**Goal of the exercise:**
Copy every line that holds "TypeScript".

**Data:**
---------------
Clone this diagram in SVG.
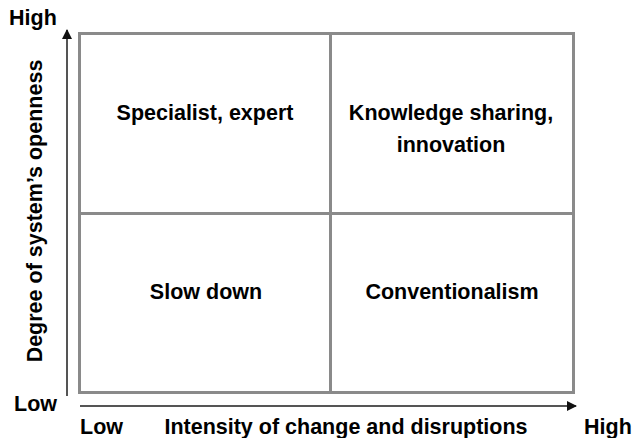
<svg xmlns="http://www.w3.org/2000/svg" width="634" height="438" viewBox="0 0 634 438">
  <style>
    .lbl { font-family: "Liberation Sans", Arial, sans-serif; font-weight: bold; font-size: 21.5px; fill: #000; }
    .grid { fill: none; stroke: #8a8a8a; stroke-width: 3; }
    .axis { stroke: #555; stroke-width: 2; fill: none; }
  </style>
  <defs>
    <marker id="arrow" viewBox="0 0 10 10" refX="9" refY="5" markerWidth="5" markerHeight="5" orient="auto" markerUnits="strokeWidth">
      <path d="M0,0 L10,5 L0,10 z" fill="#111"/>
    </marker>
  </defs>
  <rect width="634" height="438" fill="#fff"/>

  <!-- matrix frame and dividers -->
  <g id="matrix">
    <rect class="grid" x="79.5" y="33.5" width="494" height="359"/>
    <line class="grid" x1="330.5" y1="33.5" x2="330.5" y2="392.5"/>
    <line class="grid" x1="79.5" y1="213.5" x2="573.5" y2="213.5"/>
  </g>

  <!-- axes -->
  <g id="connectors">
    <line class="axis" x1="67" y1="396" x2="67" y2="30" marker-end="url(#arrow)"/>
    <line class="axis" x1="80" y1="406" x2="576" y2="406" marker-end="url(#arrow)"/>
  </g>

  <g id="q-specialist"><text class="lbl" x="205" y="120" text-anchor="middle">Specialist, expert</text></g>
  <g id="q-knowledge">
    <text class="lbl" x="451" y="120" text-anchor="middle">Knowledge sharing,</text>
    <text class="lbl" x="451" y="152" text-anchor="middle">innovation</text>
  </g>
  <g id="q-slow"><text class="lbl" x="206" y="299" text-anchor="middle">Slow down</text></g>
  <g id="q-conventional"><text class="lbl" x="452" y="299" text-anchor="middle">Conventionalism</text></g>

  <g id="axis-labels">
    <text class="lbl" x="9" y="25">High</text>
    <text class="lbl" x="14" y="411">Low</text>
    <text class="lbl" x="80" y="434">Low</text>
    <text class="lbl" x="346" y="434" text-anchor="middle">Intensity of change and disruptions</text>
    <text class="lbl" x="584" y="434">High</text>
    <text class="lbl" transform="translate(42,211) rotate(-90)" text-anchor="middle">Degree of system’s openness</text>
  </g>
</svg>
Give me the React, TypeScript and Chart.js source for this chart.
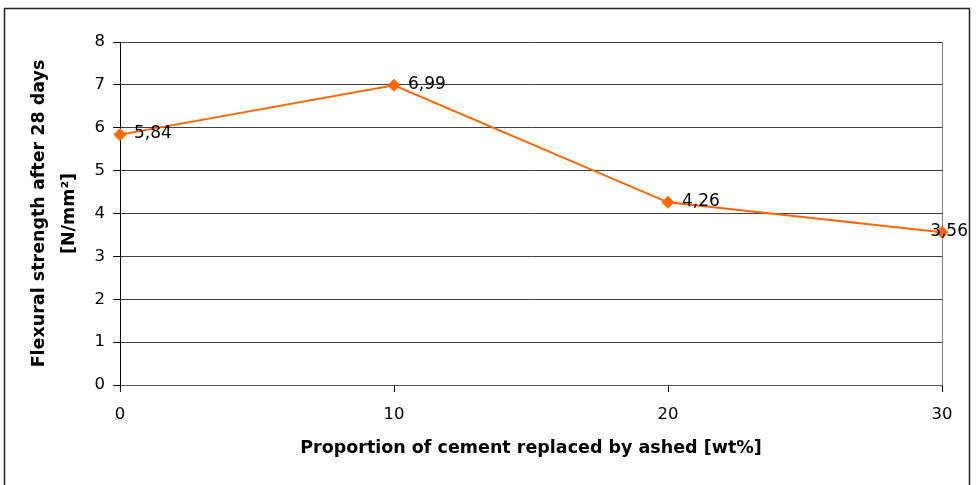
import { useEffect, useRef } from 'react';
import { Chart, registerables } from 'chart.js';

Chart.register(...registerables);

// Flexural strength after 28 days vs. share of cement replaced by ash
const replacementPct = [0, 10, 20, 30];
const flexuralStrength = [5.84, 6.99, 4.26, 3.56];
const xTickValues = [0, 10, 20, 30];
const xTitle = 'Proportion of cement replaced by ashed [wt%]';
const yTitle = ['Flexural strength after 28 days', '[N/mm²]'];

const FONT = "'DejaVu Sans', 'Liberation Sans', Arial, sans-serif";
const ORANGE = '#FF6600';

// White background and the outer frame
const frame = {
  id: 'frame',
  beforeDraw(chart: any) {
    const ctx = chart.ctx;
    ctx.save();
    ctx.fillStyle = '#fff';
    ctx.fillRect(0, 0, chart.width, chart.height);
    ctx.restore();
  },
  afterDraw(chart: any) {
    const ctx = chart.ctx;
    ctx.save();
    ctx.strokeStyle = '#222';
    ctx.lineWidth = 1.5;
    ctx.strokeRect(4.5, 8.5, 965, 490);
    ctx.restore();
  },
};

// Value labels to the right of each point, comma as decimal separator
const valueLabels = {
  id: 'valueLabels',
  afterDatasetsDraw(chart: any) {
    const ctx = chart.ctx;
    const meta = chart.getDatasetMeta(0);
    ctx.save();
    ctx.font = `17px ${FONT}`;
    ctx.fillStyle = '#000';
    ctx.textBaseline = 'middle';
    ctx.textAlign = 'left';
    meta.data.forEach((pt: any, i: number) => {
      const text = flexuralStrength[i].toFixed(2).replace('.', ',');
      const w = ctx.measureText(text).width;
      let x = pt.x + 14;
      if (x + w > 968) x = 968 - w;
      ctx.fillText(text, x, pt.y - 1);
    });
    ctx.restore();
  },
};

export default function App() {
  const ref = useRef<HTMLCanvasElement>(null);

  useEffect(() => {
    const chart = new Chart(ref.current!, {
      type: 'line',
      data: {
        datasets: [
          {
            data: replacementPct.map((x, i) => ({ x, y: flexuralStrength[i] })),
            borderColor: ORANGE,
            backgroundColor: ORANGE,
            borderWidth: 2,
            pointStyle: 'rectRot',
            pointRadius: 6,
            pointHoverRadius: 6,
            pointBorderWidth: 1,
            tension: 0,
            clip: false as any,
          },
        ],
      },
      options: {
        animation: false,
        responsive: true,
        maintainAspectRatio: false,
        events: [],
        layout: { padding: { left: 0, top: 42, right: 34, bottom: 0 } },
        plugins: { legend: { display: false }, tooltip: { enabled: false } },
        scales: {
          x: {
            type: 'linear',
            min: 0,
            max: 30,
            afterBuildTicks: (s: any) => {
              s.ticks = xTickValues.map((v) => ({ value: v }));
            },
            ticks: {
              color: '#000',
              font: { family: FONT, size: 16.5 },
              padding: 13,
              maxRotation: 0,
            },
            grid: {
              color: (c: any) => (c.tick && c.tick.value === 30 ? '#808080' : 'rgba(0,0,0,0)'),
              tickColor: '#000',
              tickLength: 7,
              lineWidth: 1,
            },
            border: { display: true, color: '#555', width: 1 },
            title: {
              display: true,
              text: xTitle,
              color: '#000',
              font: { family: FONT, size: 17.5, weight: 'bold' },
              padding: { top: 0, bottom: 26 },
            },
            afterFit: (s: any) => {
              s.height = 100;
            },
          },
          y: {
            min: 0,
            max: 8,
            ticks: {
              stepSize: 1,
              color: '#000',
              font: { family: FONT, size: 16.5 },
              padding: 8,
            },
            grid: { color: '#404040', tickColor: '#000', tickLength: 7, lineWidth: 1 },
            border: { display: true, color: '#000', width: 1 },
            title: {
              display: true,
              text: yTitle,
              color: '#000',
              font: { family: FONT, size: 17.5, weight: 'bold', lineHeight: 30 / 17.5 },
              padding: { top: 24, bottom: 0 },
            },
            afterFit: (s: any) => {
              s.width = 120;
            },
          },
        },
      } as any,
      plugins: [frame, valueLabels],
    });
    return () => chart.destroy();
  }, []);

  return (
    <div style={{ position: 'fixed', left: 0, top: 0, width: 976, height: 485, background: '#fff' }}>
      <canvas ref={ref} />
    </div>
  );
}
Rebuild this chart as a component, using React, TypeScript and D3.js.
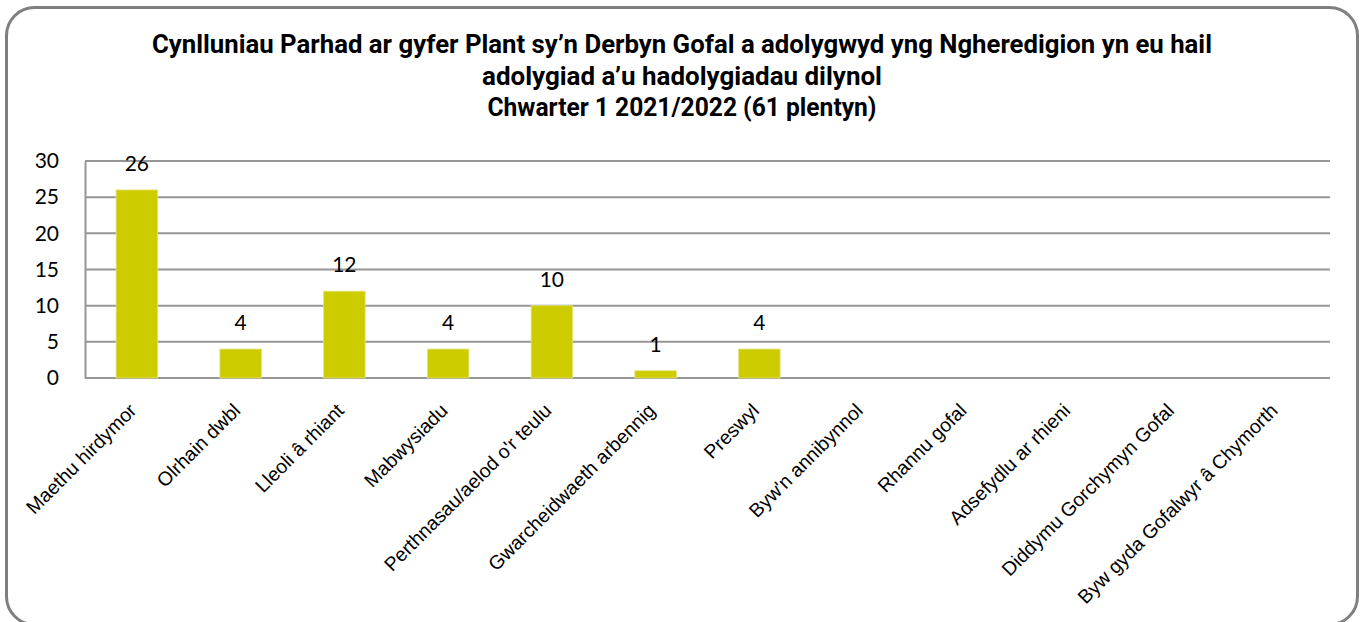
---------------
**Solution to this problem:**
Give me the React, TypeScript and Chart.js source for this chart.
Rebuild this chart as a component, using React, TypeScript and D3.js.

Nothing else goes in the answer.